Due casi di Alzheimer su tre hanno come paziente una persona di sesso femminile. Ma come mai? Ci sono diverse ragioni, ma soprattutto bisogna concentrarsi su quello che si può fare per scongiurare la comparsa, ossia fare prevenzione
Ogni tre secondi nel mondo viene diagnosticata una forma di demenza e in due casi su tre si tratta di donne.
Alzheimer e donne: perché sono più colpite?
La scienza e i dati lo confermano. Le donne hanno maggiore probabilità di ammalarsi di Alzheimer. Ma perché? All’origine pare esserci una questione di enzimi.
C’è poi un’associazione tra malattia ed estrogeni (gli ormoni femminili). La riduzione del livello degli estrogeni associata alla menopausa è un fattore di rischio, ma uno studio ha evidenziato che questi stessi ormoni da sempre potrebbero favorirne l’insorgenza. Gli estrogeni tendono infatti a sfavorire nelle donne l’utilizzo dell’ippocampo, deputato alla formazione della memoria a lungo termine e all’orientamento spaziale. Il suo minore utilizzo potrebbe essere alla base di una sua maggiore vulnerabilità agli effetti dell’invecchiamento, tra i quali la riduzione di volume e la formazione di placche.
Il calo degli estrogeni, poi determina maggiore vulnerabilità nelle donne perché questi ormoni svolgono una funzione protettiva contro la morte cellulare e l’infiammazione che favorisce la formazione di placche di Beta amiloide, il cui accumulo è tra le cause della patologia.
Donne e Alzheimer: come si fa prevenzione?

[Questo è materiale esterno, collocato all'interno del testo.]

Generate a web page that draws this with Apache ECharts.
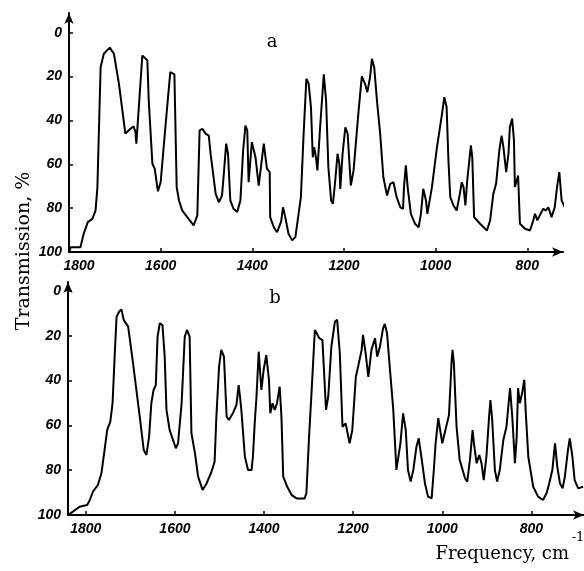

Per aiutare l’ippocampo a “restare in forma” è fondamentale svolgere esercizio fisico e allenamento cognitivo. Secondo la scienza uno delle attività più utili sarebbe proprio l’orienteering, sport ancora poco noto in Italia, che consiste nell’effettuare un percorso a tappe in un ambiente naturale, generalmente un bosco, con il solo aiuto di una bussola e di una cartina geografica dettagliata in scala.
La buona notizia è che le differenze di genere nell’utilizzo delle diverse strategie cognitive possono essere influenzate da fattori ambientali legati all’educazione e che non tutte le donne hanno un profilo di non ippocampo user.
La ricerca si concentra sugli enzimi
Come si diceva all’inizio, la ricerca si sta ora concentrando sulla maggiore espressione nel tessuto del cervello femminile, rispetto ai maschi, di un enzima legato al Cromosoma X chiamato peptidasi 11 specifica dell’ubiquitina (USP11), con conseguente maggiore accumulo della proteina tau, la responsabile delle placche che si formano e accumulano in chi è affetto da Alzheimer.
L’ubiquitina è una piccola proteina regolatoria il cui compito è quello di trasportare le proteine danneggiate dove vengono poi distrutte. Nell’Alzheimer questo sistema sembra non funzionare a dovere. Gli aggregati di tau e ubiquitina si accumulano nei neuroni e ostruiscono il complesso.
La buona notizia, dicono i ricercatori, è che l’USP11 è un enzima, e gli enzimi possono essere tradizionalmente inibiti farmacologicamente. La speranza dunque è quella sviluppare un medicinale in grado di proteggere le donne dal rischio più elevato di ammalarsi di Alzheimer.